Vietnam has declared homosexuality “not a disease” and banned conversion therapy in a single move, in a landmark victory for LGBTQ citizens of the conservative country.
In early August, the Vietnamese health ministry issued a dispatch that outlined five new primary guidelines for the national health system in supporting LGBTQ people.
The dispatch directs medical providers to strengthen their education regarding gender and sexuality, and that LGBTQ people must be treated equally by all providers. It also prohibits treating one’s sexuality, gender identity, or gender presentation as evidence of any disease, prohibits all involuntary treatments, and requires that mental health services be provided only by those educated in queer needs. It also directs increased supervision of facilities providing care to LGTBQ people.
“This is important in the way that it affirms that being LGBT is not something you can fix,” said Phong Vuong, the LGBTI rights program manager at the Institute for the Study of Society, Economy, and Environment. “When a queer child gets taken to a medical facility … if they know about this, it can be used to defend themselves.

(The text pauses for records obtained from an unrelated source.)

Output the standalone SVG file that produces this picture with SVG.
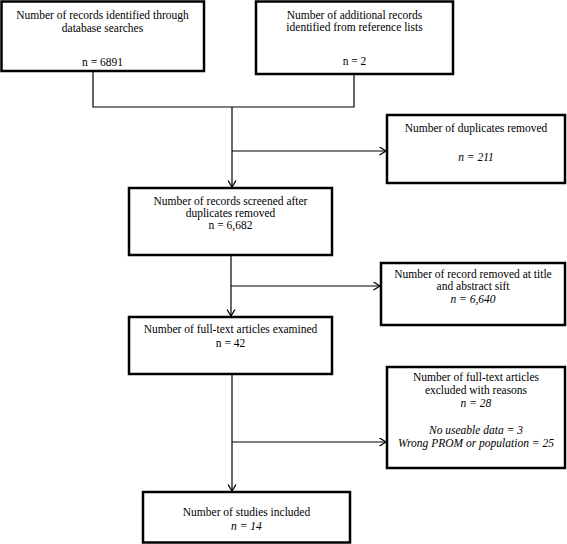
<svg xmlns="http://www.w3.org/2000/svg" width="567" height="544" viewBox="0 0 567 544">
<defs>
<style>
.box{fill:#fff;stroke:#000;stroke-width:2.5}
text{font-family:'Liberation Serif','Times New Roman','DejaVu Serif',serif;font-size:11.5px;fill:#000;text-anchor:middle}
.i{font-style:italic}
.c{fill:none;stroke:#000;stroke-width:1.2}
</style>
<marker id="ah" markerUnits="userSpaceOnUse" markerWidth="10" markerHeight="10" refX="7" refY="4.5" orient="auto" viewBox="0 0 10 10">
<path d="M0.5,0.5 L7,4.5 L0.5,8.5" fill="none" stroke="#000" stroke-width="1.3"/>
</marker>
</defs>
<rect width="567" height="544" fill="#fff"/>
<g id="connectors">
<path class="c" d="M93,71 V107 H354 V74"/>
<path class="c" d="M232,107 V187" marker-end="url(#ah)"/>
<path class="c" d="M232,151 H386" marker-end="url(#ah)"/>
<path class="c" d="M231,256 V316" marker-end="url(#ah)"/>
<path class="c" d="M231,286 H380" marker-end="url(#ah)"/>
<path class="c" d="M232,375 V491" marker-end="url(#ah)"/>
<path class="c" d="M232,442 H386" marker-end="url(#ah)"/>
</g>
<g id="n1" font-family="Liberation Serif, serif">
<rect class="box" x="1.5" y="1.5" width="202.5" height="69.5"/>
<text x="102.5" y="19">Number of records identified through</text>
<text x="102.5" y="32">database searches</text>
<text x="102.5" y="66">n = 6891</text>
</g>
<g id="n2">
<rect class="box" x="256" y="1.5" width="197" height="72.5"/>
<text x="354.5" y="19">Number of additional records</text>
<text x="354.5" y="31">identified from reference lists</text>
<text x="354.5" y="65">n = 2</text>
</g>
<g id="n3">
<rect class="box" x="387" y="115" width="178" height="68"/>
<text x="476" y="132">Number of duplicates removed</text>
<text class="i" x="476" y="161">n = 211</text>
</g>
<g id="n4">
<rect class="box" x="129" y="188" width="203" height="67"/>
<text x="230.5" y="205">Number of records screened after</text>
<text x="230.5" y="217">duplicates removed</text>
<text x="230.5" y="229">n = 6,682</text>
</g>
<g id="n5">
<rect class="box" x="381" y="263" width="184" height="62"/>
<text x="473" y="278">Number of record removed at title</text>
<text x="473" y="290">and abstract sift</text>
<text class="i" x="473" y="303">n = 6,640</text>
</g>
<g id="n6">
<rect class="box" x="129" y="317" width="203" height="57"/>
<text x="230.5" y="333">Number of full-text articles examined</text>
<text x="230.5" y="347">n = 42</text>
</g>
<g id="n7">
<rect class="box" x="387" y="367" width="178" height="101"/>
<text x="476" y="381">Number of full-text articles</text>
<text x="476" y="394">excluded with reasons</text>
<text class="i" x="476" y="407">n = 28</text>
<text class="i" x="476" y="434">No useable data = 3</text>
<text class="i" x="476" y="447">Wrong PROM or population = 25</text>
</g>
<g id="n8">
<rect class="box" x="143" y="492" width="207" height="50.5"/>
<text x="246.5" y="516">Number of studies included</text>
<text class="i" x="246.5" y="530">n = 14</text>
</g>
</svg>
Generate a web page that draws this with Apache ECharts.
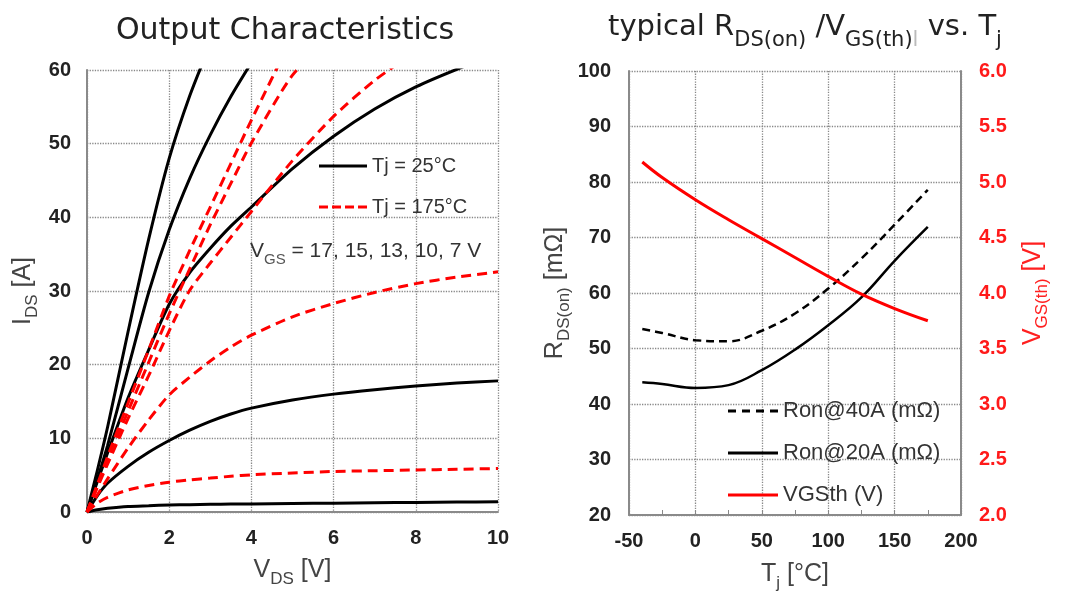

“It is something that we never thought would have happened, let alone coming from the most trusted source for medical information in Vietnam … I think the impact on queer youth will be very, very evident,” Vuong continued.
A fight for the depathologization of queerness came to a head in Vietnam last year, with iSee’s “Leave with Pride” campaign petitioning WHO Vietnam to officially declare LGBTQI identities not a disease. There was a student video, in which volunteers challenged their employers for time off and disability because they were ‘sick,’ by legal definition. Now, iSEE is pushing for same-sex marriage with the Tôi Đồng Ý (I Agree) Campaign, which presses the issue of marriage being between two people rather than between a man, a woman, and the past.